— Start —

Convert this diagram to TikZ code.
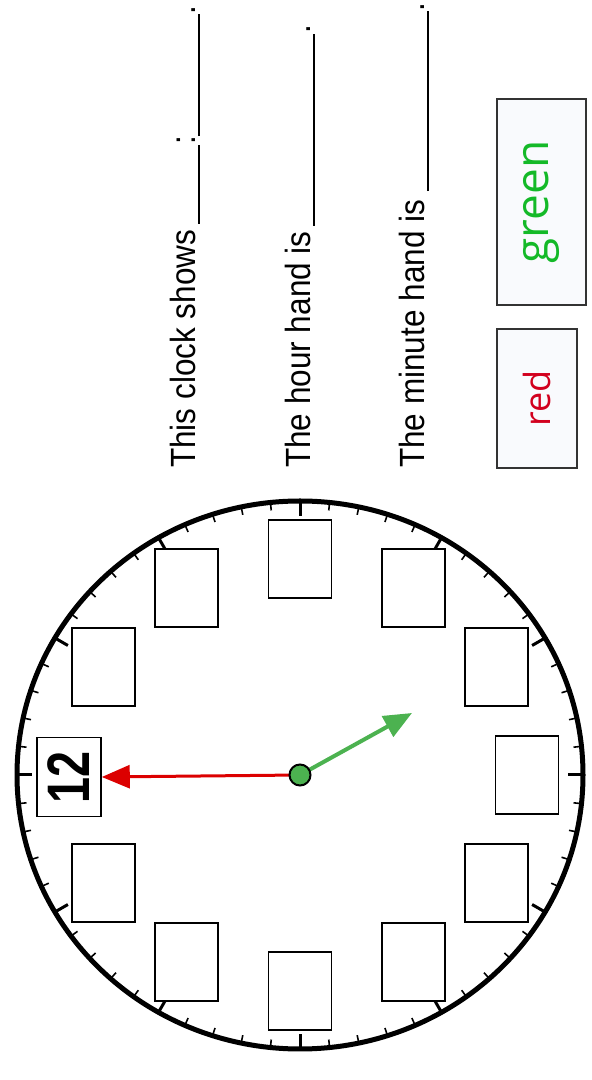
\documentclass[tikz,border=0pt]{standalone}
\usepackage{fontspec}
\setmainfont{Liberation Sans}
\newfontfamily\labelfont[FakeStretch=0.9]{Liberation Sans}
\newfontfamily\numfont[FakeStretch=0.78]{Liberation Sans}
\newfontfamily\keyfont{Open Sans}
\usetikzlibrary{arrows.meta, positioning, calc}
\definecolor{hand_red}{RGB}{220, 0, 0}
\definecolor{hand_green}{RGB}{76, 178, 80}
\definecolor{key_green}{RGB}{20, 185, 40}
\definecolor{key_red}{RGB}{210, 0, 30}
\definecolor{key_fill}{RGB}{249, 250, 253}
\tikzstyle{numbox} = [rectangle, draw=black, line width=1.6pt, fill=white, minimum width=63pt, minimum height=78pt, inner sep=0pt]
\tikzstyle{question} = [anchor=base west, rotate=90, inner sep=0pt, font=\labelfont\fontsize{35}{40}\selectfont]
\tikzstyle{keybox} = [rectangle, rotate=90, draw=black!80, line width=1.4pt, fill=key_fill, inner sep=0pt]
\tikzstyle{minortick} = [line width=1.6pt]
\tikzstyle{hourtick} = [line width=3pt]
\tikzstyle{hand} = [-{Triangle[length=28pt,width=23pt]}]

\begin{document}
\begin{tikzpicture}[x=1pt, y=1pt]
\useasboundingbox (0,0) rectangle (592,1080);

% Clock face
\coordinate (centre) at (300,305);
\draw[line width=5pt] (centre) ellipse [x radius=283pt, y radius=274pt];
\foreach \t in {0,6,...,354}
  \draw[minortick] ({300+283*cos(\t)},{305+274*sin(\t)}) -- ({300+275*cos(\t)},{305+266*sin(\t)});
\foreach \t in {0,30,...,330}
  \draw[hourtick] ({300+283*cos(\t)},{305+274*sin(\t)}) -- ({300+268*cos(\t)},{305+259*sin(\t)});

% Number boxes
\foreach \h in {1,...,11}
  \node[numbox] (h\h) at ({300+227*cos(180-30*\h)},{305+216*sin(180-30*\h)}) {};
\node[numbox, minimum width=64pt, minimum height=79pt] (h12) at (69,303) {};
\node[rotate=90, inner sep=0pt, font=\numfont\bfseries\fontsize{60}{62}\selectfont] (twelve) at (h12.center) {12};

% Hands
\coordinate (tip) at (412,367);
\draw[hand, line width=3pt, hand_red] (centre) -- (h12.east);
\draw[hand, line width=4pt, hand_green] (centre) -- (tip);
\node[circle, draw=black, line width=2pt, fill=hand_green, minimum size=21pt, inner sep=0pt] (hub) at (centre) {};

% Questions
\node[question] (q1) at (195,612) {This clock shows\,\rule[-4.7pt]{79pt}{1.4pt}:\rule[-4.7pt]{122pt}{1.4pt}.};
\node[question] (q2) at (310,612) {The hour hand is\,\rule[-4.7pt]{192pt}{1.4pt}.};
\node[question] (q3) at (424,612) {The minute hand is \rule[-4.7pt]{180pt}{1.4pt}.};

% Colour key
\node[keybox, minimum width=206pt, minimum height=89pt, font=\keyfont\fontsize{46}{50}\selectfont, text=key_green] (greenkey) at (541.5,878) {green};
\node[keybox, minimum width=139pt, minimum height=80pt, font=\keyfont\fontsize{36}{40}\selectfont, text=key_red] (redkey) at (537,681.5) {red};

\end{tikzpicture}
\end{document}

— End —

**Given problem:** Starting at the top of the listing above, reproduce each line up to and including the one with "(twelve) at (h12.center)"; omit the pictures.

**Correct output:**
Convert this diagram to TikZ code.
\documentclass[tikz,border=0pt]{standalone}
\usepackage{fontspec}
\setmainfont{Liberation Sans}
\newfontfamily\labelfont[FakeStretch=0.9]{Liberation Sans}
\newfontfamily\numfont[FakeStretch=0.78]{Liberation Sans}
\newfontfamily\keyfont{Open Sans}
\usetikzlibrary{arrows.meta, positioning, calc}
\definecolor{hand_red}{RGB}{220, 0, 0}
\definecolor{hand_green}{RGB}{76, 178, 80}
\definecolor{key_green}{RGB}{20, 185, 40}
\definecolor{key_red}{RGB}{210, 0, 30}
\definecolor{key_fill}{RGB}{249, 250, 253}
\tikzstyle{numbox} = [rectangle, draw=black, line width=1.6pt, fill=white, minimum width=63pt, minimum height=78pt, inner sep=0pt]
\tikzstyle{question} = [anchor=base west, rotate=90, inner sep=0pt, font=\labelfont\fontsize{35}{40}\selectfont]
\tikzstyle{keybox} = [rectangle, rotate=90, draw=black!80, line width=1.4pt, fill=key_fill, inner sep=0pt]
\tikzstyle{minortick} = [line width=1.6pt]
\tikzstyle{hourtick} = [line width=3pt]
\tikzstyle{hand} = [-{Triangle[length=28pt,width=23pt]}]

\begin{document}
\begin{tikzpicture}[x=1pt, y=1pt]
\useasboundingbox (0,0) rectangle (592,1080);

% Clock face
\coordinate (centre) at (300,305);
\draw[line width=5pt] (centre) ellipse [x radius=283pt, y radius=274pt];
\foreach \t in {0,6,...,354}
  \draw[minortick] ({300+283*cos(\t)},{305+274*sin(\t)}) -- ({300+275*cos(\t)},{305+266*sin(\t)});
\foreach \t in {0,30,...,330}
  \draw[hourtick] ({300+283*cos(\t)},{305+274*sin(\t)}) -- ({300+268*cos(\t)},{305+259*sin(\t)});

% Number boxes
\foreach \h in {1,...,11}
  \node[numbox] (h\h) at ({300+227*cos(180-30*\h)},{305+216*sin(180-30*\h)}) {};
\node[numbox, minimum width=64pt, minimum height=79pt] (h12) at (69,303) {};
\node[rotate=90, inner sep=0pt, font=\numfont\bfseries\fontsize{60}{62}\selectfont] (twelve) at (h12.center) {12};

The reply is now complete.